I am creating a DSL, and using Scala's parser combinator library to parse the DSL. The DSL follows a simple, Ruby-like syntax. A source file can contain a series of blocks that look like this:
create_model do
at 0,0,0
end
Line endings are significant in the DSL, as they are effectively used as statement terminators.
I wrote a Scala parser that looks like this:
class ML3D extends JavaTokenParsers {
override val whiteSpace = """[ \t]+""".r
def model: Parser[Any] = commandList
def commandList: Parser[Any] = rep(commandBlock)
def commandBlock: Parser[Any] = command~"do"~eol~statementList~"end"
def eol: Parser[Any] = """(\r?\n)+""".r
def command: Parser[Any] = commandName~opt(commandLabel)
def commandName: Parser[Any] = ident
def commandLabel: Parser[Any] = stringLiteral
def statementList: Parser[Any] = rep(statement)
def statement: Parser[Any] = functionName~argumentList~eol
def functionName: Parser[Any] = ident
def argumentList: Parser[Any] = repsep(argument, ",")
def argument: Parser[Any] = stringLiteral | constant
def constant: Parser[Any] = wholeNumber | floatingPointNumber
}
Since line endings matter, I overrode whiteSpace
so that it'll only treat spaces and tabs as whitespace (instead of treating new lines as whitespace, and thus ignoring them).

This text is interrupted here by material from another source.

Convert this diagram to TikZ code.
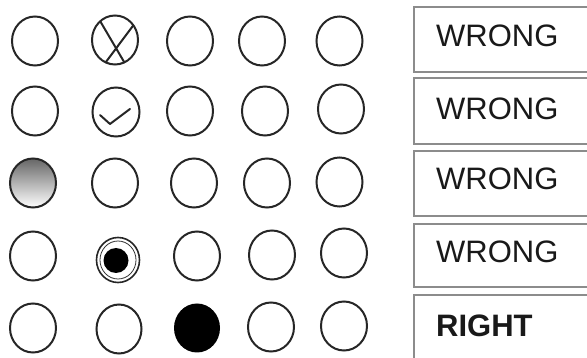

This works, except for the "end" statement for commandBlock
. Since my source file contains a trailing new line, the parser complains that it was expecting just an end
but got a new line after the end
keyword.
So I changed commandBlock
's definition to this:
def commandBlock: Parser[Any] = command~"do"~eol~statementList~"end"~opt(eol)
(That is, I added an optional new line after "end").
But now, when parsing the source file, I get the following error:
[4.1] failure: `end' expected but `' found
I think this is because, after it sucks it the trailing new line, the parser is encountering an empty string which it thinks is invalid, but I'm not sure why it's doing this.
Any tips on how to fix this? I might extending the wrong parser from Scala's parser combinator library, so any suggestions on how to create a language definition with significant new line characters is also welcome.